── Extracted information ──
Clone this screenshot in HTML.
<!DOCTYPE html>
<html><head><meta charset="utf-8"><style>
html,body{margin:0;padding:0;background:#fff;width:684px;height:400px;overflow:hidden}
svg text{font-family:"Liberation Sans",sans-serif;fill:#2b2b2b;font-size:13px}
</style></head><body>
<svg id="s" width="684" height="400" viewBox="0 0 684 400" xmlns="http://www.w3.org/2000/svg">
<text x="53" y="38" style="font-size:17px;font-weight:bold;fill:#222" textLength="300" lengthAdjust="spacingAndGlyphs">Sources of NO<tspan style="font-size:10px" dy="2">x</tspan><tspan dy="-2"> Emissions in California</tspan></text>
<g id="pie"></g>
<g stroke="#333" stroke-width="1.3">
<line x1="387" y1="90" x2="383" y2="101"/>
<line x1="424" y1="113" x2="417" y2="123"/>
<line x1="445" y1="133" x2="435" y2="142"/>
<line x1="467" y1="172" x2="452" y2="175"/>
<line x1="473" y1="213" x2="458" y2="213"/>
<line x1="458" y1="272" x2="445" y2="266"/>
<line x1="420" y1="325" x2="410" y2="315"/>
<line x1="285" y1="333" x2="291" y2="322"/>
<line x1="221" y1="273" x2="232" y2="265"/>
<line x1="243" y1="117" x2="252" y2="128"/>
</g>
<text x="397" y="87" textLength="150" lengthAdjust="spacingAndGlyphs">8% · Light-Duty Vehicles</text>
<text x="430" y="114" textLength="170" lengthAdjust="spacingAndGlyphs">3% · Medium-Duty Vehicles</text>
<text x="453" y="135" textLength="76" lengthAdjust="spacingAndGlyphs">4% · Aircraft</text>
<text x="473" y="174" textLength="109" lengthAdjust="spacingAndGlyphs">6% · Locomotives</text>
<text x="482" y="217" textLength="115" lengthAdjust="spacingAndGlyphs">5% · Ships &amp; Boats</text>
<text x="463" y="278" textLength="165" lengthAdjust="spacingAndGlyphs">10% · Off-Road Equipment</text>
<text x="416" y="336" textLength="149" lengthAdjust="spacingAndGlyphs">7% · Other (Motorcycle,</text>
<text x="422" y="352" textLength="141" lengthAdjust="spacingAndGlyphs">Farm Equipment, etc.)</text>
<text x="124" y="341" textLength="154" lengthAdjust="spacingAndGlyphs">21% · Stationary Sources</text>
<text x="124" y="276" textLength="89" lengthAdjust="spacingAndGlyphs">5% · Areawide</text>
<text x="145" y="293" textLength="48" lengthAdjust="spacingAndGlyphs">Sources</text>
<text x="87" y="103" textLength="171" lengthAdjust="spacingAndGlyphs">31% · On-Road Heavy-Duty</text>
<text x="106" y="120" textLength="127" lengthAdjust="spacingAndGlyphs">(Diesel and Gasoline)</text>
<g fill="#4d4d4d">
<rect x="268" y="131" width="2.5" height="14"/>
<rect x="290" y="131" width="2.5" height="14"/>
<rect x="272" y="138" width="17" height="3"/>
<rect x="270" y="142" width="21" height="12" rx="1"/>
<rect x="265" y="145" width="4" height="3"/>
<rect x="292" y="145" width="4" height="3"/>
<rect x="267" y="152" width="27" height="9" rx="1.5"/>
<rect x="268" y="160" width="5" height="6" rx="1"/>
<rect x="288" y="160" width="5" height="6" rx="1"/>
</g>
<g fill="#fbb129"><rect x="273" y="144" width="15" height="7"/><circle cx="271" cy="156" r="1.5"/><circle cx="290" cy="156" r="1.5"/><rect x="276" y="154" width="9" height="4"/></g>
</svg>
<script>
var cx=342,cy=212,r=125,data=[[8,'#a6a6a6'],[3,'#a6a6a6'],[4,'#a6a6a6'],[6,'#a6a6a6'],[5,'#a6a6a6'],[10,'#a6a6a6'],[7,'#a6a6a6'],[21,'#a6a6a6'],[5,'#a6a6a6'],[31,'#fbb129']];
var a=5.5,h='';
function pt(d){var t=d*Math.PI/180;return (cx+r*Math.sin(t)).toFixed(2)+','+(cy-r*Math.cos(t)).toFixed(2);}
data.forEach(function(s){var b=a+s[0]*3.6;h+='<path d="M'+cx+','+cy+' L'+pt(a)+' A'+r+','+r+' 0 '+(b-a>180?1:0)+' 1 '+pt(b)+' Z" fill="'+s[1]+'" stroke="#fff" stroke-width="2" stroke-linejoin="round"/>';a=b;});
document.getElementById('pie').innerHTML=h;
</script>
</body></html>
───
── Extracted information ──
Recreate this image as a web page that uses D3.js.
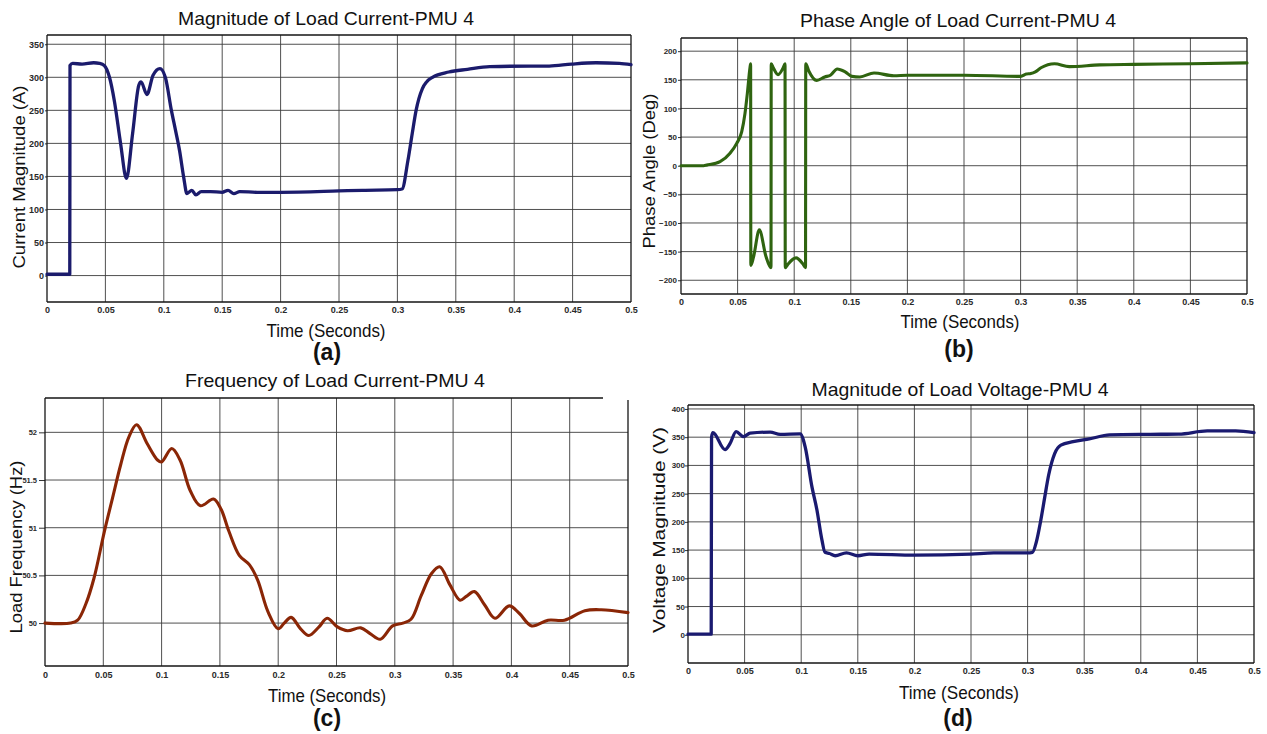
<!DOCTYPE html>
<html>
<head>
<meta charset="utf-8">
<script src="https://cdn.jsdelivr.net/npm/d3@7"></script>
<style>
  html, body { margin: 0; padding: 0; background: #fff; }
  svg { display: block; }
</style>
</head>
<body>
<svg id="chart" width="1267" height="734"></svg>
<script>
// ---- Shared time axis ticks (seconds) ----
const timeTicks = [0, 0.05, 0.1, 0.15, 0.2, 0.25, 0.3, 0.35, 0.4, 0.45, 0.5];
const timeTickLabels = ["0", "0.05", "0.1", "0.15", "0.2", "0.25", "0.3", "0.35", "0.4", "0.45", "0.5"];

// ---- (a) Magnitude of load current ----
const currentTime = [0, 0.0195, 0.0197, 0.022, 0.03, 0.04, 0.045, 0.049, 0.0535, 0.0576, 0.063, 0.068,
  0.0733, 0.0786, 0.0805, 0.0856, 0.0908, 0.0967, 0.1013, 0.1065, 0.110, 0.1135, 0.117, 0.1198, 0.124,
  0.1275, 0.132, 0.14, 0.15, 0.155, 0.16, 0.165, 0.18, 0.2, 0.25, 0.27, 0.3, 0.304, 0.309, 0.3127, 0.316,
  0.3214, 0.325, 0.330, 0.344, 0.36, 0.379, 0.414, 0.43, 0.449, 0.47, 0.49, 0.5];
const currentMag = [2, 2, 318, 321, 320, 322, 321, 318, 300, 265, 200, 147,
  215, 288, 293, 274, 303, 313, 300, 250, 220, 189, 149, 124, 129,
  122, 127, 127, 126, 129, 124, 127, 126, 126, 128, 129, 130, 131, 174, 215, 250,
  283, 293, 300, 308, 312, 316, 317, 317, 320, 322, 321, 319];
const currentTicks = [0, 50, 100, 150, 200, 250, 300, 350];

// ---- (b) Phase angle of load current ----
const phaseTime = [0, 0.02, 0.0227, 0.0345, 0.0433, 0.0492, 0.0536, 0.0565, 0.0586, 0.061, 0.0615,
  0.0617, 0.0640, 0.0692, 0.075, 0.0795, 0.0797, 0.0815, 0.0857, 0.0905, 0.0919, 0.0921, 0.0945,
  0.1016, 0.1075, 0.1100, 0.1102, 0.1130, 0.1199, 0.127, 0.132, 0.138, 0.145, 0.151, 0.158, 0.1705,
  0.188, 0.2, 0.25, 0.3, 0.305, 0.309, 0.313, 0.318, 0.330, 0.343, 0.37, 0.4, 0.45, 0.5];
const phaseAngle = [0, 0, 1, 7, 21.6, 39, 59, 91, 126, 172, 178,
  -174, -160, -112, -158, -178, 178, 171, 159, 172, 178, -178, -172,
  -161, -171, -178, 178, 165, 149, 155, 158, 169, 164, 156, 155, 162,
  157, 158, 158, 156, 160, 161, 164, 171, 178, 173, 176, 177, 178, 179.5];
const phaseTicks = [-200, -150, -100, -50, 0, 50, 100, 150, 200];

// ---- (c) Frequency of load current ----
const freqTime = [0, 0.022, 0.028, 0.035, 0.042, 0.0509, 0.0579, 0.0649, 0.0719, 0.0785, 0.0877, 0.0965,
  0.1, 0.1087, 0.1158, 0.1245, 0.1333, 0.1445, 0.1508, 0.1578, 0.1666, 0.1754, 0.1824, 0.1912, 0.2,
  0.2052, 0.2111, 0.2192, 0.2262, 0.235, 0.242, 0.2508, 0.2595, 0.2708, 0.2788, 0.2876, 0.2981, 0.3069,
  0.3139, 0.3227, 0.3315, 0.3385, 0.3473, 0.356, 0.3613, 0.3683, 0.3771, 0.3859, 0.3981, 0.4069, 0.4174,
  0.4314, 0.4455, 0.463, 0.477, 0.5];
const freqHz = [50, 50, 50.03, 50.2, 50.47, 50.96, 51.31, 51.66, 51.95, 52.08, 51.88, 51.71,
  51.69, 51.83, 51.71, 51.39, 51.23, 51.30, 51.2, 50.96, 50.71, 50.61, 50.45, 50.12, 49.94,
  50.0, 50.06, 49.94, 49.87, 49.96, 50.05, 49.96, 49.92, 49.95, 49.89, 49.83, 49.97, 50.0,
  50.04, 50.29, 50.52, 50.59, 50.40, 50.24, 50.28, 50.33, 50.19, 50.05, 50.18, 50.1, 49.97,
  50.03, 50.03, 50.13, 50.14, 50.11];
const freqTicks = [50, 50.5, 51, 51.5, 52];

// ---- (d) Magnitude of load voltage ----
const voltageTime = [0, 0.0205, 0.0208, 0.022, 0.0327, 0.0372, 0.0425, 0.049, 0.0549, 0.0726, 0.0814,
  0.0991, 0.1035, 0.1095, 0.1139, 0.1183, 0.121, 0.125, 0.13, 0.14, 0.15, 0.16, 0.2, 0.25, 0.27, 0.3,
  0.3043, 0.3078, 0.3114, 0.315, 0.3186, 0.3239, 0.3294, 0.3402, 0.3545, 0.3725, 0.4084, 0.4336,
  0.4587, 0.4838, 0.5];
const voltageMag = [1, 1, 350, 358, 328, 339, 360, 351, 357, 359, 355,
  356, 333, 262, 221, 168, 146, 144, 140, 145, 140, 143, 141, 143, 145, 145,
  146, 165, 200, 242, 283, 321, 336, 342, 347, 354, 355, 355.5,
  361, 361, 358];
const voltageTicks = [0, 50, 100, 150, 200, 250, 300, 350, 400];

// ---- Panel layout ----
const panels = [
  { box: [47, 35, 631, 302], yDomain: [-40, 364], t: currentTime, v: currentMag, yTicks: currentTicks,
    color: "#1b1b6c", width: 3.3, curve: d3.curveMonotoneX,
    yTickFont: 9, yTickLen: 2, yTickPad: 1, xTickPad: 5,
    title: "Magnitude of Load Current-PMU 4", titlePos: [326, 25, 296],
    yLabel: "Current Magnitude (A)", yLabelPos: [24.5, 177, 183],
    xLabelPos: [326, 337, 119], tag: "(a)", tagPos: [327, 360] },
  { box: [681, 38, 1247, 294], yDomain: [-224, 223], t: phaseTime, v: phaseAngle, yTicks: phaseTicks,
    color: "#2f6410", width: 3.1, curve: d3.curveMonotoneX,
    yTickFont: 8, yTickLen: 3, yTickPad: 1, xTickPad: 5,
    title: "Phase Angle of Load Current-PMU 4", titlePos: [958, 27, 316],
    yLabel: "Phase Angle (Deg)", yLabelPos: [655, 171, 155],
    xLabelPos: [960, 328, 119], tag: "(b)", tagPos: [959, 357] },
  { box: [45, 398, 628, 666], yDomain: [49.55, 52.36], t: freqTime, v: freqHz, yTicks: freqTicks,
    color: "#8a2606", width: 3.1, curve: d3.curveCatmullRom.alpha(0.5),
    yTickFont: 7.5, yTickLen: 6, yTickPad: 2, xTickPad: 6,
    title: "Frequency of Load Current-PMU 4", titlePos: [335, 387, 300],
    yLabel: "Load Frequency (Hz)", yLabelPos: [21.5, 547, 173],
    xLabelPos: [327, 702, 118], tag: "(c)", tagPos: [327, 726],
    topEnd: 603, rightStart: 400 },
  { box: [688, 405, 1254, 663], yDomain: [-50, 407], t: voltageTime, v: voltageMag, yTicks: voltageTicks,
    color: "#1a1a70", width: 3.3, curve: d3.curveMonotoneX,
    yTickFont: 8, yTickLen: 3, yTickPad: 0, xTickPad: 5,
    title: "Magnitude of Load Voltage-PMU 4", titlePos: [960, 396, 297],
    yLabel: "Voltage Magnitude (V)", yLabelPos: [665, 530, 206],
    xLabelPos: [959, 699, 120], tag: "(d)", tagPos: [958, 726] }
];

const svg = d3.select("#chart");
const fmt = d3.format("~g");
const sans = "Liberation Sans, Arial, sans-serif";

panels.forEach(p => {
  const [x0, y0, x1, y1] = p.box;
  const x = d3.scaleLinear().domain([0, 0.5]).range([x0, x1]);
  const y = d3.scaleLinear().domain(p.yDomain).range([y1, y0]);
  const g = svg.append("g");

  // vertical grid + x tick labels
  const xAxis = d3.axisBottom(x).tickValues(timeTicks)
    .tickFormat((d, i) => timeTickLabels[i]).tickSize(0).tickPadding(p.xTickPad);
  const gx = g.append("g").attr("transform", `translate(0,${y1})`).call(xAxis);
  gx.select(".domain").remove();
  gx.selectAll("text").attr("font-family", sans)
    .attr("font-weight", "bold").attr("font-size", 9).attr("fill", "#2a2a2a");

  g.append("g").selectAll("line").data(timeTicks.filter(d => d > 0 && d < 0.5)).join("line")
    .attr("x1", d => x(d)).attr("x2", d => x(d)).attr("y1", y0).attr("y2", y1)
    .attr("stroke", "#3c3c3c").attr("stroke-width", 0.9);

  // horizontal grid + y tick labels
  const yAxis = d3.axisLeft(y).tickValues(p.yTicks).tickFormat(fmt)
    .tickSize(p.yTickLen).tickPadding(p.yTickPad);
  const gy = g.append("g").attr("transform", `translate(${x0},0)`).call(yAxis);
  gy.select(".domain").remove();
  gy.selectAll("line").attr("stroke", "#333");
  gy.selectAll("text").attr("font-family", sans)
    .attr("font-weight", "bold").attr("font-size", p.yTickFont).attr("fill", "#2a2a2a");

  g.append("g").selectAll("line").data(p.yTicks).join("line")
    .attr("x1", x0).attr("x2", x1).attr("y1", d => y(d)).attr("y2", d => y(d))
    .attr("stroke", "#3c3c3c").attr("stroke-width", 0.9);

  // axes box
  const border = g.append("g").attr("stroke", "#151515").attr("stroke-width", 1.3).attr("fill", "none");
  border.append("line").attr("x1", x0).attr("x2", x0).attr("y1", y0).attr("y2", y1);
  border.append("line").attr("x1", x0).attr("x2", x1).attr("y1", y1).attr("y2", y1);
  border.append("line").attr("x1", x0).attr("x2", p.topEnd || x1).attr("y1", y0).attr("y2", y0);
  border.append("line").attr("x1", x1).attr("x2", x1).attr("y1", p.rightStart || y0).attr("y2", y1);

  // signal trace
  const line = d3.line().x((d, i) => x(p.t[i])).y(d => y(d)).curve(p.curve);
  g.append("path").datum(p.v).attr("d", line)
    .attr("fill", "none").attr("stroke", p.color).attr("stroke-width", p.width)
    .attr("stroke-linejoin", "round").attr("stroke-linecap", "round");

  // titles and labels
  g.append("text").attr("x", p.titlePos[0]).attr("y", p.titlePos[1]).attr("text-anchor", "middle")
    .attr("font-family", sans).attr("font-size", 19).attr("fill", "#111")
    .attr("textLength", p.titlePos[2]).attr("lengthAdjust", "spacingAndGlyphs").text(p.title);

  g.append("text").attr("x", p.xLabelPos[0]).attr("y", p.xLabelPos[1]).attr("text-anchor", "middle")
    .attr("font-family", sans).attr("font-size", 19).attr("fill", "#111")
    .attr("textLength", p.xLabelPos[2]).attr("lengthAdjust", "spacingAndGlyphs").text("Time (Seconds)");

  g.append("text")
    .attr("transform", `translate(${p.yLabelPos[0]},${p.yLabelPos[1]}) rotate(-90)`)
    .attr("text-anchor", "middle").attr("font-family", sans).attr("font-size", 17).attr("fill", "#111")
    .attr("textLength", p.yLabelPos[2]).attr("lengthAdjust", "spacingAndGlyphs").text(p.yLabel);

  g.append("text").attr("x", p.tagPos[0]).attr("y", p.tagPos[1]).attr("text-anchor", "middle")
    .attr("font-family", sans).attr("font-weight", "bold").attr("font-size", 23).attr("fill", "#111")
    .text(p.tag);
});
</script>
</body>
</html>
───
-- Task to carry out --
Leave out the pictures and give again exactly the lines from the one with "Recreate this image" through the one with "const currentTicks = [0, 50, 100, 150, 200, 250, 300, 350];", and no others.

-- Complete response --
Recreate this image as a web page that uses D3.js.
<!DOCTYPE html>
<html>
<head>
<meta charset="utf-8">
<script src="https://cdn.jsdelivr.net/npm/d3@7"></script>
<style>
  html, body { margin: 0; padding: 0; background: #fff; }
  svg { display: block; }
</style>
</head>
<body>
<svg id="chart" width="1267" height="734"></svg>
<script>
// ---- Shared time axis ticks (seconds) ----
const timeTicks = [0, 0.05, 0.1, 0.15, 0.2, 0.25, 0.3, 0.35, 0.4, 0.45, 0.5];
const timeTickLabels = ["0", "0.05", "0.1", "0.15", "0.2", "0.25", "0.3", "0.35", "0.4", "0.45", "0.5"];

// ---- (a) Magnitude of load current ----
const currentTime = [0, 0.0195, 0.0197, 0.022, 0.03, 0.04, 0.045, 0.049, 0.0535, 0.0576, 0.063, 0.068,
  0.0733, 0.0786, 0.0805, 0.0856, 0.0908, 0.0967, 0.1013, 0.1065, 0.110, 0.1135, 0.117, 0.1198, 0.124,
  0.1275, 0.132, 0.14, 0.15, 0.155, 0.16, 0.165, 0.18, 0.2, 0.25, 0.27, 0.3, 0.304, 0.309, 0.3127, 0.316,
  0.3214, 0.325, 0.330, 0.344, 0.36, 0.379, 0.414, 0.43, 0.449, 0.47, 0.49, 0.5];
const currentMag = [2, 2, 318, 321, 320, 322, 321, 318, 300, 265, 200, 147,
  215, 288, 293, 274, 303, 313, 300, 250, 220, 189, 149, 124, 129,
  122, 127, 127, 126, 129, 124, 127, 126, 126, 128, 129, 130, 131, 174, 215, 250,
  283, 293, 300, 308, 312, 316, 317, 317, 320, 322, 321, 319];
const currentTicks = [0, 50, 100, 150, 200, 250, 300, 350];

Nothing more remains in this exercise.